From their initial contact the lessons managers from NSW SES and CFS identified a number of synergies between their agencies. Although combat agencies for different hazards, the observations, lessons identified, suggested treatment options and communication challenges were similar. Both agencies rely on a geographically dispersed volunteer workforce that presents additional challenges including conducting debriefs in a timely manner, communicating lessons identified and having altered procedures or governance implemented. The lessons managers from these two agencies shared information and experiences in relation to these challenges, which in turn has led to the interstate exchange of lessons practitioners after major events. These exchanges began with the invitation from CFS to NSW SES to assist with promoting lessons management to their senior leadership team and this was followed by a invitation to a larger group of lessons practitioners to assist with the analysis of data and identification of lessons post the major fires of 2014. In 2017, NSW SES invited practitioners from a number of states to assist with the collection and analysis of data from the 2016 floods in western NSW. The previous collaboration and sharing of skills and knowledge between the lessons practitioners had established the relationships that now provided the additional resources that enabled the respective host agencies to analyse thousands of observations gathered during large-scale events, identify lessons and provide reports for their respective agencies in a timely manner. The lessons identified from this collaboration now form the basis for continuous improvement within the agencies.

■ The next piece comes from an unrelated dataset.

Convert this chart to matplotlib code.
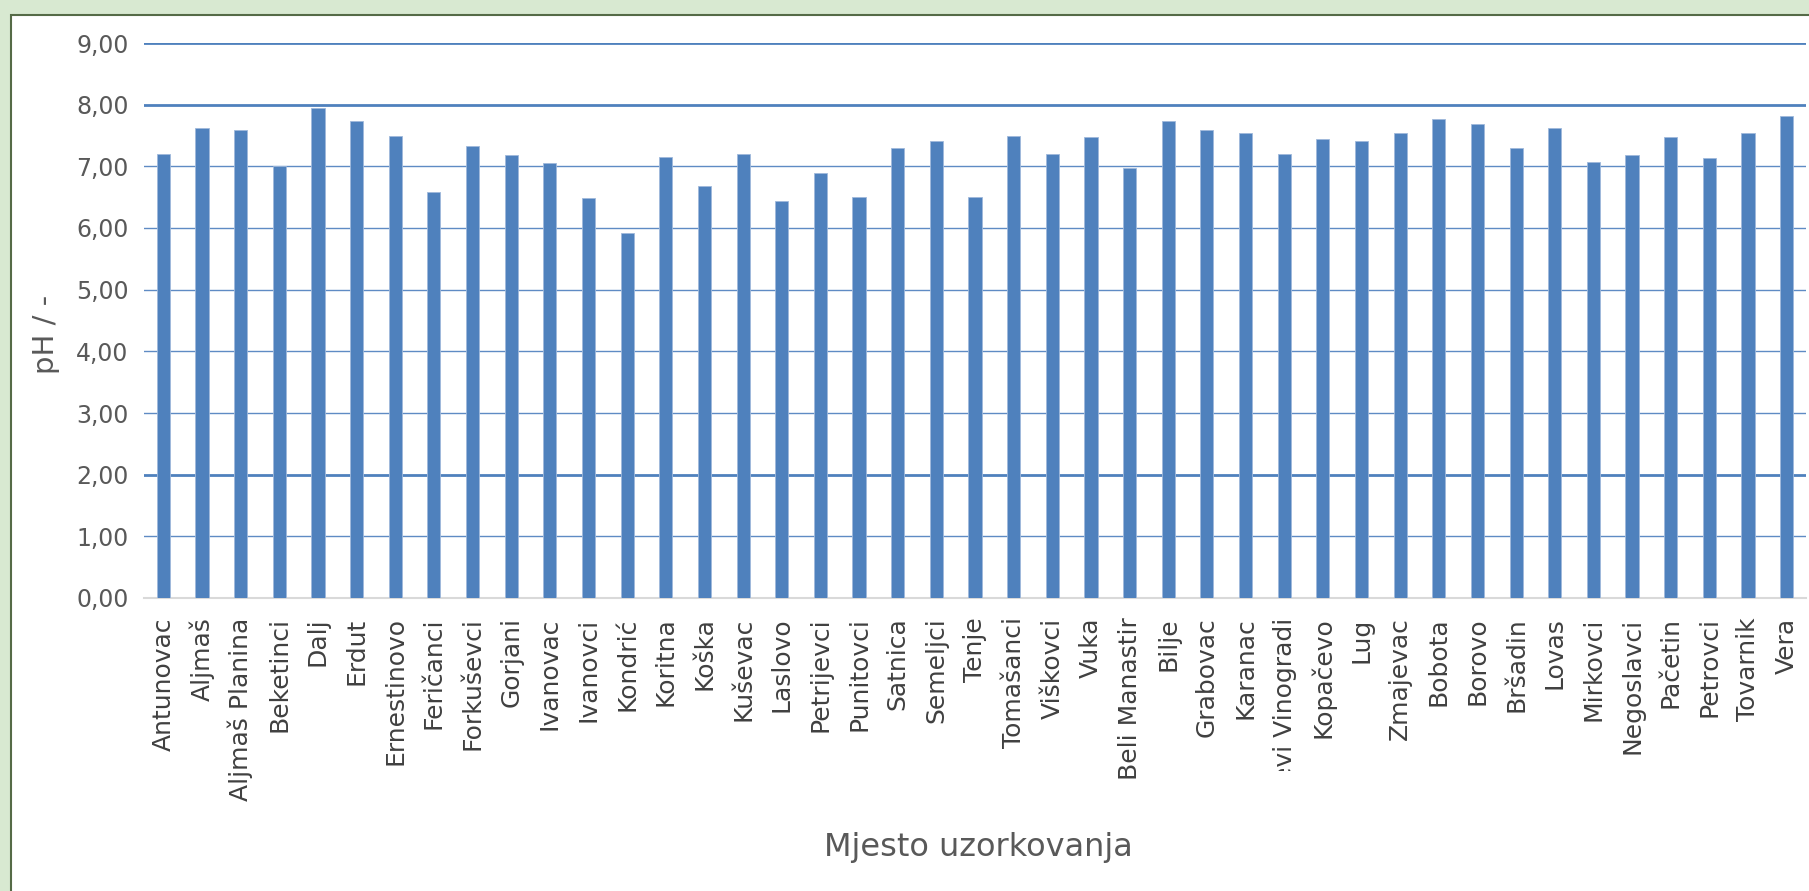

In summary, collaboration between lessons practitioners in the emergency management sector has provided opportunities for agencies to develop a common approach to collecting, coding and analysing data. Learning lessons as a lessons practitioner is greater than the process itself and an individual agency’s activities. Sharing of experiences, organisational challenges and successes provides opportunities for practitioners to leverage from each other, keep pace with good practices and support the lessons capability in the participating agencies. The synergies gained through this collaboration between lessons practitioners across the emergency management sector has contributed to strengthening the lessons capability in each of the participating agencies and has resulted in greater achievements in this sphere than agencies would have achieved working in isolation.